**Task goal**:
Repeat all the material exactly; pictures stay out of your copy.

**Source material**:
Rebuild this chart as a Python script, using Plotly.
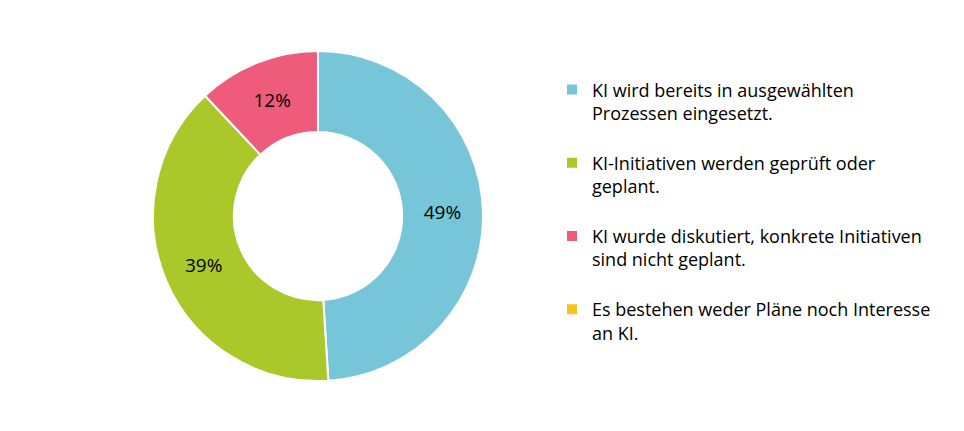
import plotly.graph_objects as go

# Anteile der Antworten (in %)
labels = [
    "KI wird bereits in ausgewählten<br>Prozessen eingesetzt.<br> ",
    "KI-Initiativen werden geprüft oder<br>geplant.<br> ",
    "KI wurde diskutiert, konkrete Initiativen<br>sind nicht geplant.<br> ",
    "Es bestehen weder Pläne noch Interesse<br>an KI.",
]
values = [49, 39, 12, 0]
colors = ["#77C5D8", "#AAC82A", "#EE5B7B", "#F8C31A"]
text_labels = ["49%", "39%", "12%", ""]

fig = go.Figure(go.Pie(
    labels=labels,
    values=values,
    text=text_labels,
    textinfo="text",
    textposition="inside",
    insidetextorientation="horizontal",
    textfont=dict(family="Open Sans", size=19, color="#000000"),
    hole=0.51,
    sort=False,
    direction="clockwise",
    rotation=0,
    marker=dict(colors=colors, line=dict(color="white", width=2)),
    domain=dict(x=[0.1504, 0.4927], y=[0.1345, 0.9002]),
))

fig.update_layout(
    width=964, height=431,
    margin=dict(l=0, r=0, t=0, b=0),
    paper_bgcolor="white",
    font=dict(family="Open Sans", size=18, color="#000000"),
    legend=dict(x=0.5643, y=0.853, xanchor="left", yanchor="top",
                valign="top", font=dict(size=18)),
)

fig.write_html("out.html")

**Reply**:
Rebuild this chart as a Python script, using Plotly.
import plotly.graph_objects as go

# Anteile der Antworten (in %)
labels = [
    "KI wird bereits in ausgewählten<br>Prozessen eingesetzt.<br> ",
    "KI-Initiativen werden geprüft oder<br>geplant.<br> ",
    "KI wurde diskutiert, konkrete Initiativen<br>sind nicht geplant.<br> ",
    "Es bestehen weder Pläne noch Interesse<br>an KI.",
]
values = [49, 39, 12, 0]
colors = ["#77C5D8", "#AAC82A", "#EE5B7B", "#F8C31A"]
text_labels = ["49%", "39%", "12%", ""]

fig = go.Figure(go.Pie(
    labels=labels,
    values=values,
    text=text_labels,
    textinfo="text",
    textposition="inside",
    insidetextorientation="horizontal",
    textfont=dict(family="Open Sans", size=19, color="#000000"),
    hole=0.51,
    sort=False,
    direction="clockwise",
    rotation=0,
    marker=dict(colors=colors, line=dict(color="white", width=2)),
    domain=dict(x=[0.1504, 0.4927], y=[0.1345, 0.9002]),
))

fig.update_layout(
    width=964, height=431,
    margin=dict(l=0, r=0, t=0, b=0),
    paper_bgcolor="white",
    font=dict(family="Open Sans", size=18, color="#000000"),
    legend=dict(x=0.5643, y=0.853, xanchor="left", yanchor="top",
                valign="top", font=dict(size=18)),
)

fig.write_html("out.html")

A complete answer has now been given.